### Provided data
* * *

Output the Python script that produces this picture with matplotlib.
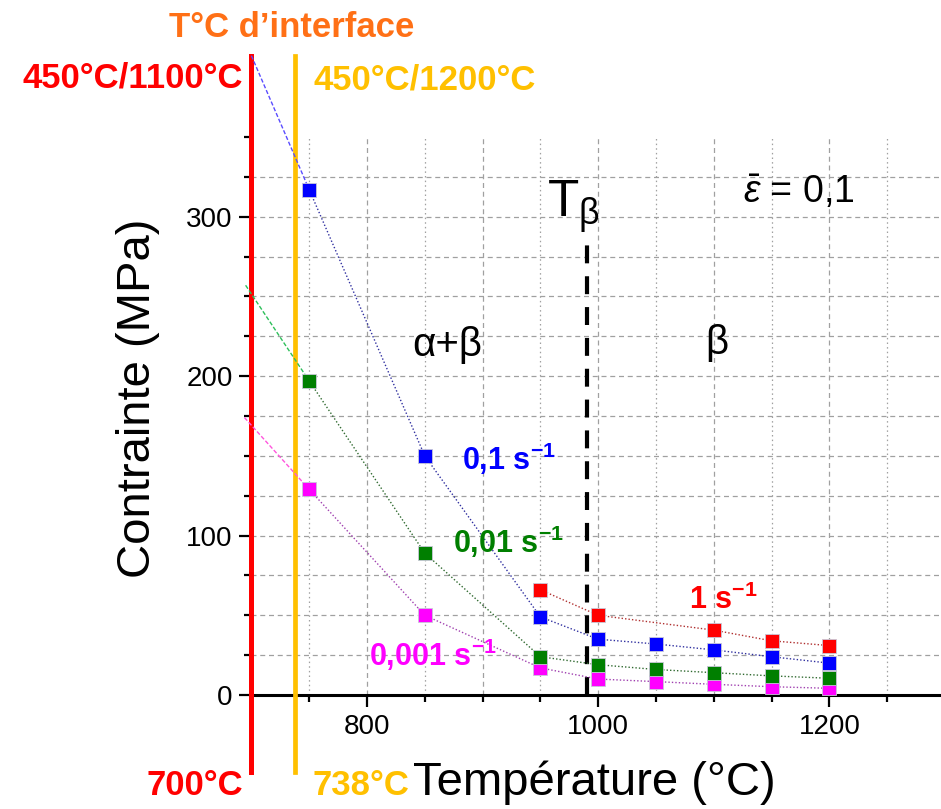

* * *

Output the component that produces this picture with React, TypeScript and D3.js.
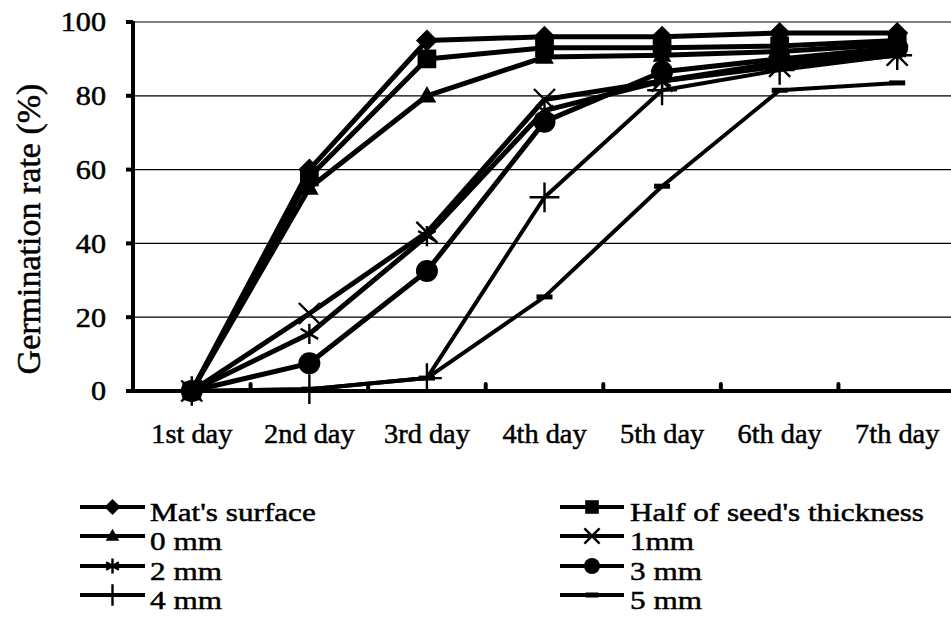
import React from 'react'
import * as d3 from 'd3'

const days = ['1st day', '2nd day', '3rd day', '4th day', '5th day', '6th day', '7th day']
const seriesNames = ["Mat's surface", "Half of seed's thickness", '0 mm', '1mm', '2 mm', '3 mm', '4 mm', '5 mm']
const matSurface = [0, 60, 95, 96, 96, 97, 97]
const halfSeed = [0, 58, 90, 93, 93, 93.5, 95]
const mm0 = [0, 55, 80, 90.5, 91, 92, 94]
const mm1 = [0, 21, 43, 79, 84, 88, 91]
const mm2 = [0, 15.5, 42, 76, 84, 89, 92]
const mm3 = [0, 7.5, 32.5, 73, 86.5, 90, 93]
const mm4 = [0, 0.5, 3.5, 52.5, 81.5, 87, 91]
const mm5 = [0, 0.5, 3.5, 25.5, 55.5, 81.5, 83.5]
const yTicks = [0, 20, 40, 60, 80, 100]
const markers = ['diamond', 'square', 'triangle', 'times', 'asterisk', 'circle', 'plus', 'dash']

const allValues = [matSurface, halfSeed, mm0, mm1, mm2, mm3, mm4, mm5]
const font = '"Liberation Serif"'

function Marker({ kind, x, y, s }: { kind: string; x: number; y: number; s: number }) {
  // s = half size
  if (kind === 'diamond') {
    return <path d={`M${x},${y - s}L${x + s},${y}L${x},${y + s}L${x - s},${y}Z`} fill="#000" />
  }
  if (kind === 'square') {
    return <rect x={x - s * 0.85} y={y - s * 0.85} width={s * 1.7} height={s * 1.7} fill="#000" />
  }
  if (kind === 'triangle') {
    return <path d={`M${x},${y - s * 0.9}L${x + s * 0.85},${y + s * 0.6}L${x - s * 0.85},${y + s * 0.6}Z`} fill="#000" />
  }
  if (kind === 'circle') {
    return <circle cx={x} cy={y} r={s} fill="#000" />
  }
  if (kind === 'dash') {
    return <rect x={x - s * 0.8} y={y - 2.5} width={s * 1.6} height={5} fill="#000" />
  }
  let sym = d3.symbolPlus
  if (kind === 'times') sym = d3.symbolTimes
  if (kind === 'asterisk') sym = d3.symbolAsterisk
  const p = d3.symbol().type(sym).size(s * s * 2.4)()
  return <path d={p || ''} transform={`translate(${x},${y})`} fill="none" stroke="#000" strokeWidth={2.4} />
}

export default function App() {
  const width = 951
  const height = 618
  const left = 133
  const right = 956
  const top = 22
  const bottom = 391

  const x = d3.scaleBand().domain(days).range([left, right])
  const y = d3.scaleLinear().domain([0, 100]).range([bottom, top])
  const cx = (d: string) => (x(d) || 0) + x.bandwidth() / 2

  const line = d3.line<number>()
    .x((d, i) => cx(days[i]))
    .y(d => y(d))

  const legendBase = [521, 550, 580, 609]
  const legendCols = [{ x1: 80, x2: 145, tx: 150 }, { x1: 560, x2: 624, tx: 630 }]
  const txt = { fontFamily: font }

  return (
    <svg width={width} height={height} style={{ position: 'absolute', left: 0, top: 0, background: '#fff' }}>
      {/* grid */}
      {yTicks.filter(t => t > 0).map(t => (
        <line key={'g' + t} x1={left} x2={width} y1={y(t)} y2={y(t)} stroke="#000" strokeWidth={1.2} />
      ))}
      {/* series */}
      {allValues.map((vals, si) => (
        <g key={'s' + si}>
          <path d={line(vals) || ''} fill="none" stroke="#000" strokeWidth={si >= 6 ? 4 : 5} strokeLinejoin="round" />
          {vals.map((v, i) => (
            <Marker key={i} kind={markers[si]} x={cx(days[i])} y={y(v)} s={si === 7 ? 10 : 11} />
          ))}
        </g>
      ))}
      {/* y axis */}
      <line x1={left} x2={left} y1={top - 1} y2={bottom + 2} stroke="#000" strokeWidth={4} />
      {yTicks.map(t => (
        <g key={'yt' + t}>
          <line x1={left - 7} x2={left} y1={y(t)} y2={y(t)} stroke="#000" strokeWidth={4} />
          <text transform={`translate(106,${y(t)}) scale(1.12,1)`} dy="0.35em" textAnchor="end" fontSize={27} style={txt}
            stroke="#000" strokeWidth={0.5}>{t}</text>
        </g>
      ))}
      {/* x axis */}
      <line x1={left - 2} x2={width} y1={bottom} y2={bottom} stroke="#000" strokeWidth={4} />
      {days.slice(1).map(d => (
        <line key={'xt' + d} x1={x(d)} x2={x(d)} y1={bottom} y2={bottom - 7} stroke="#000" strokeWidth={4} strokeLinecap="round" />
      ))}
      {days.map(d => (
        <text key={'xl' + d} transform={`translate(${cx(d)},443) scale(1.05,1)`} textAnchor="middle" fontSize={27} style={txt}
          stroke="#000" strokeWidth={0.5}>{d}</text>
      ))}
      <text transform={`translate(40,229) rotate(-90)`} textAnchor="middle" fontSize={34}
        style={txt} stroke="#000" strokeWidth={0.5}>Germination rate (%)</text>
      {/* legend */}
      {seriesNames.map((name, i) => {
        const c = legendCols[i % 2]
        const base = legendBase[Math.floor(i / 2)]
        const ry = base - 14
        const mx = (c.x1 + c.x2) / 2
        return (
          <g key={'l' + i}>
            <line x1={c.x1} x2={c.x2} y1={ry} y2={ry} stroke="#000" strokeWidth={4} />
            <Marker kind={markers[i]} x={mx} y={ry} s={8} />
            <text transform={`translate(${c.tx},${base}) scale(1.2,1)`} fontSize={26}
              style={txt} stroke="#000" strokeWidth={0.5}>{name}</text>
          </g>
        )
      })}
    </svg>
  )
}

* * *

### Task brief
Wherever a line in the data above holds "picture", copy that line.

### Output below
Output the Python script that produces this picture with matplotlib.
Output the component that produces this picture with React, TypeScript and D3.js.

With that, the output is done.